Compravendita: è possibile il recesso dal preliminare in mancanza di agibilità?
Con l’Ordinanza n. 9226/2020 la Seconda Sezione Civile della Corte di Cassazione ha risolto una controversia legata all’acquisto di un immobile, sancendo il diritto del promissario acquirente di recedere dal preliminare di vendita anche quando, al momento della firma del preliminare, fosse stato al corrente della mancata agibilità dell’immobile.
L’inadempimento del venditore, infatti, è considerato di non scarsa importanza, perché la sola conoscenza dell’anomalia non equivale a rinuncia al requisito della regolarità urbanistica del bene.

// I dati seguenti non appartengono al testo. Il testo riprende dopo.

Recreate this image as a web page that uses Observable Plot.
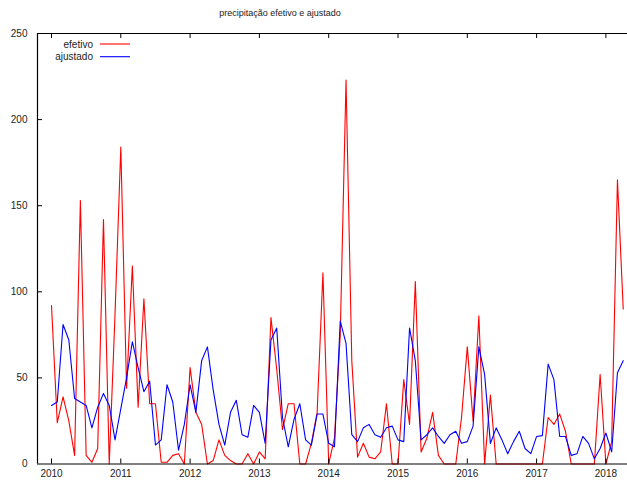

La vertenza aveva ad oggetto la legittimità del recesso esercitato dal compratore il quale, dopo la firma del preliminare, aveva opposto l’incommerciabilità del bene, rifiutandosi di sottoscrivere l’atto definitivo e chiedendo il differimento della data del rogito in assenza della documentazione essenziale.
Nel giudizio di primo grado, a sostegno della propria tesi, il promittente venditore aveva osservato che il compratore fosse stato informato e, quindi, pienamente a conoscenza, che l’immobile non fosse agibile e che la pratica di condono edilizio (relativa ai posti auto) non fosse stata completata e, con questa consapevolezza, aveva ugualmente deciso di sottoscrivere il preliminare di vendita. Aveva proseguito dicendo che la mancata presentazione davanti al notaio, per la firma dell’atto definitivo, era, dunque, da considerarsi come inadempimento alle obbligazioni assunte in sede di preliminare determinando, così, il suo diritto a ritenere la caparra versata.
Costituendosi in giudizio, il promissario acquirente, aveva richiesto il rigetto delle domande attoree e, con riconvenzionale, la condanna del venditore al pagamento in suo favore, del doppio della caparra a suo tempo versata.
Il Tribunale adito aveva accolto la tesi del promissario acquirente rigettando la domanda del venditore volta a far accertare l’altrui inadempimento.
Anche i Giudici della Corte d’Appello avevano confermato la pronuncia emessa in primo grado sostenendo che non ci fosse la prova della rinuncia del promissario acquirente al requisito dell’agibilità dell’immobile.
A fondamento della decisione, anche la Corte aveva riaffermato l’infondatezza dei motivi d’appello formulati dal promittente venditore, confermando, in particolare - con riferimento alla valutazione di reciproci inadempimenti – la non scarsa importanza di quello imputabile a parte promittente venditrice.
Le contestazioni del promittente venditore, in estrema sintesi, avevano ad oggetto la scelta dell’altra parte di sottoscrivere il preliminare pur essendo a conoscenza del fatto che l’immobile fosse sprovvisto del certificato di agibilità tanto più che tale mancanza, non andava ad incidere sul godimento del bene.
La vicenda è così stata portata al vaglio della Cassazione.
La Suprema Corte, conformandosi all’univoca giurisprudenza in materia (Cass. Civ. 15969/2000, Cass. Civ. 10820/2009), ha stabilito che il rifiuto del promissario acquirente alla stipula del definitivo, nell’ipotesi di immobile non conforme, è da ritenersi giustificato perché l’acquirente ha diritto di essere proprietario di un bene che soddisfi tutti i bisogni che lo inducono all’acquisto e che, pertanto, i certificati di agibilità e di conformità edilizia devono ritenersi essenziali (Cass. Civ. 23265/2019).
Ha, quindi, respinto il ricorso del promittente venditore, affermando che la formula “non c’è il certificato di agibilità” contenuta nel preliminare non può essere intesa come esplicita rinuncia del promissario acquirente a vedersi consegnato - al momento del definitivo – il documento attestante la piena regolarità del bene. Al contrario, il rifiuto dell’acquirente appare giustificato perché, il medesimo, ha un interesse ad ottenere la proprietà di un bene idoneo ad assolvere la funzione economico-sociale e a soddisfare i bisogni dell’acquirente, tra i quali, quello di essere proprietario di un bene fruibile e commerciabile.